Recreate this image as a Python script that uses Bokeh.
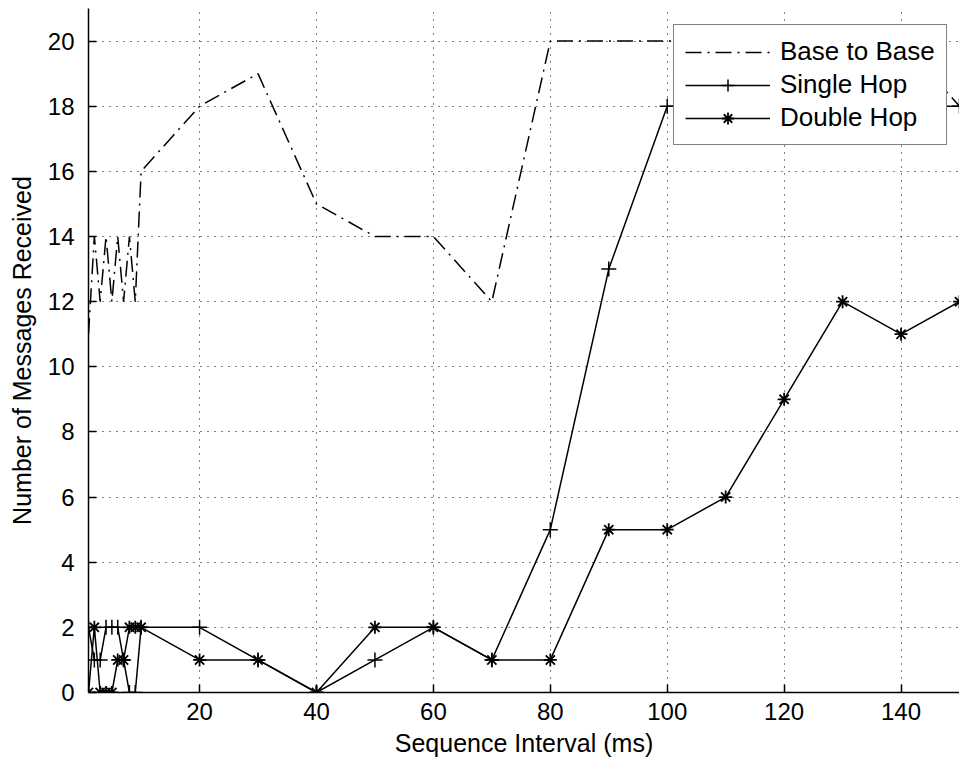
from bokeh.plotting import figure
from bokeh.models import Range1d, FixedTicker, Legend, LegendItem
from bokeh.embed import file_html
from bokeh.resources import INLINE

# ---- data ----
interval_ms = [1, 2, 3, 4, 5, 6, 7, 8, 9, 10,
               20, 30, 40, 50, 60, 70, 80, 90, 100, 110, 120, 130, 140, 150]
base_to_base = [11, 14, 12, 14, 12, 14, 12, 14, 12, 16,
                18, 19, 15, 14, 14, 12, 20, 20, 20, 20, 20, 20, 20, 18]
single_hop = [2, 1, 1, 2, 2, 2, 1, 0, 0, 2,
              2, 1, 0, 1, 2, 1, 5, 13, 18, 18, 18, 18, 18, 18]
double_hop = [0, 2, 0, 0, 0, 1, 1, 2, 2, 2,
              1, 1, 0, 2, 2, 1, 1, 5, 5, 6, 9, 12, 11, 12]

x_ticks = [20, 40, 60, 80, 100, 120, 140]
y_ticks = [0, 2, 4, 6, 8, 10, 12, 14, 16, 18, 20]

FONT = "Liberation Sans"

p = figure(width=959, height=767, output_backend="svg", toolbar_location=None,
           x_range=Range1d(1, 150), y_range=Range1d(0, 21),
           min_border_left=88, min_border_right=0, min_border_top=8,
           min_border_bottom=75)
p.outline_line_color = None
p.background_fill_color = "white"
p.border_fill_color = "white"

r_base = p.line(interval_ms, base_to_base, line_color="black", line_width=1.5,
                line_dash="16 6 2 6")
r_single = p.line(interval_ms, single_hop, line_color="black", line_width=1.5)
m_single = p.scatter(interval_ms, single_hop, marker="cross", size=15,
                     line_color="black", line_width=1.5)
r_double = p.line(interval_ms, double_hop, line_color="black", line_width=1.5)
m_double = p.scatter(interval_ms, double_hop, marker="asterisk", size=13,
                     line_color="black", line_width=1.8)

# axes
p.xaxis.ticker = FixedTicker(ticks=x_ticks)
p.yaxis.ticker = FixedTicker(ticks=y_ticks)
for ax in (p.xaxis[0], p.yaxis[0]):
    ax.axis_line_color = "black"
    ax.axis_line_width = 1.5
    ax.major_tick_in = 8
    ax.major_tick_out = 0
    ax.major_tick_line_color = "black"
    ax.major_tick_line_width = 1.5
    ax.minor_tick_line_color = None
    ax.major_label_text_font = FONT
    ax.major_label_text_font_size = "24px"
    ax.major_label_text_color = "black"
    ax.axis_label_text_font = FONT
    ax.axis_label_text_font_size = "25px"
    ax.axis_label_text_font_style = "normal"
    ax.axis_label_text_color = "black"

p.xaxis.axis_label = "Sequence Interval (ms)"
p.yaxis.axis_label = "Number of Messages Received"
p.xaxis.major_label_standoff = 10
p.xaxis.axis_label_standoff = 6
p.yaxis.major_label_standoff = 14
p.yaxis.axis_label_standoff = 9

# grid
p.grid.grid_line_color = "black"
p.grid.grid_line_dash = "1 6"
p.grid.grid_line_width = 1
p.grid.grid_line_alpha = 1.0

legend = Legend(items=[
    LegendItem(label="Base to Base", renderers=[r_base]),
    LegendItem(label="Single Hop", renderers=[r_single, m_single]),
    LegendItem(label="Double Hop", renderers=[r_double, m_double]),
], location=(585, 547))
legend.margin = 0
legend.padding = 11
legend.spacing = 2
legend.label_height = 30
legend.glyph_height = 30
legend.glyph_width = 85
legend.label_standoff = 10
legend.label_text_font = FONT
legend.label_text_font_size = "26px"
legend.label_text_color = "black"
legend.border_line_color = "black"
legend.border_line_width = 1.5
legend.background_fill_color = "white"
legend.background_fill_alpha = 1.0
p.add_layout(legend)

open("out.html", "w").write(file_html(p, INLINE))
◆ ◆ ◆ ◆ ◆
▶ _TASK OBJECTIVE_
The lines from the start of the data through the line that contains "from bokeh.resources import INLINE" are to be returned exactly, please, with both ends included and every picture left out.

▶ _OUTPUT FOR THIS TASK_
Recreate this image as a Python script that uses Bokeh.
from bokeh.plotting import figure
from bokeh.models import Range1d, FixedTicker, Legend, LegendItem
from bokeh.embed import file_html
from bokeh.resources import INLINE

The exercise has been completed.